Kirchenkreis Steinfurt Coesfeld Borken

„Es ist sehr viel in Bewegung“

Interessanter Vortrag: Saida Aderras referierte in Ochtrup zum Thema "Frauen im Islam".

Es war corona-bedingt ein nicht sehr großer, aber ein interessierter Kreis von Zuhörer*innen, die für den Vortrag von Islamwissenschaftlerin Saida Aderras ins Ev. Gemeindehaus in Ochtrup gekommen waren. In dem Vortrag, der von der neuen Referentin für Erwachsenenbildung im Ev. Kirchenkreis Steinfurt-Coesfeld-Borken, Dr. Esther Brünenberg-Bußwolder, organisiert worden war, beleuchtete die Referentin das Frauenbild im Islam. 

Zum Einstieg machte Aderras, die neben ihrem Beruf als Religionslehrerin auch für die von Hans Küng gegründete Stiftung Weltethos tätig ist, Gemeinsamkeiten zwischen Bibel und Koran deutlich, ging aber auch auf Unterschiede bei der Bewertung von Frauen ein. Anders als in der Bibel wurde beispielsweise Eva bei der Vertreibung aus dem Paradies im Koran keine Erbschuld zugeschrieben.

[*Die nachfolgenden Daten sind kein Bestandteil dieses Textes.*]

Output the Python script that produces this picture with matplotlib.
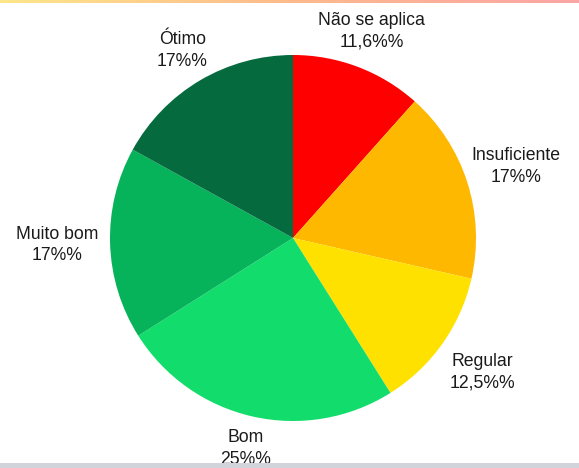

Von Beginn an bezog die Referentin ihr Publikum in ihre Ausführungen ein, als sie nach Schlagworten fragte, die den Anwesenden spontan zu Frauen im Islam einfielen, um danach die oft eher negativen Eindrücke durch die passenden Koran-Stellen und den historischen Kontext, in dem sie geschrieben wurden, geradezurücken. Letzterer wurde beispielsweise beim Thema Polygamie besonders erkennbar: In vorislamischen Zeiten waren Frauen auch im arabischen Raum völlig rechtslos und wurden als Menschen zweiter Klasse behandelt. So konnten Männer tatsächlich so viele Ehefrauen besitzen, wie sie wollten. Erst im Koran wurde die Zahl auf bis zu vier Ehefrauen begrenzt, die nur unter bestimmten Voraussetzungen geheiratet werden dürfen und zugleich die Empfehlung ausgesprochen, am besten nur eine Frau zu ehelichen, um Ungerechtigkeiten zu vermeiden.

Viele weitere Aspekte, von Unzucht und Ehebruch über Scheidung bis zu Gleichwertigkeit von Frauen und Männern wurden erläutert und diskutiert. Wie ein roter Faden zog sich durch Aderras‘ Ausführungen, dass im Koran vor allem Schutz und Versorgung der Frauen vorrangig sind, während Abwertung und Unterdrückung kulturelle und traditionelle Gründe habe. Diese hätten mit Religion nicht zu tun hätten, würden aber fälschlicherweise oft mit ihr Verbindung gebracht würden. Als Beispiele wies die Referentin auf Themen wie häusliche Gewalt und Ehrenmorde hin.

Aderras erläuterte darüber hinaus, dass es vielfältige und umfangreiche Bestrebungen gebe, den Islam auf der Grundlage einer zeitgemäßen Auslegung des Korans zu reformieren. Dies werde jedoch dadurch erschwert werde, dass es eine Vielzahl von unterschiedlichen Gemeinden und Gruppierungen gebe. Sie alle müssten auf einen gemeinsamen Nenner kommen, da es keine für alle geltenden, hierarchisch aufgebaute Strukturen und auch keine einheitliche Finanzierung gebe. „Es ist theologisch sehr viel in Bewegung“ bekräftigte sie. 

Obgleich die Veranstaltung ein größeres Publikum verdient gehabt hätte, ermöglichten die Corona-Beschränkungen es, dass sie eher eine Diskussion als ein Vortrag war, da Aderras auf alle Fragen der Zuhörer*innen ausführlich einging. Zugleich weckte sie mit ihrer Sachkenntnis und ihren fundierten Einschätzungen das Interesse, sich mit dem Koran und dem Islam noch weiter zu beschäftigen.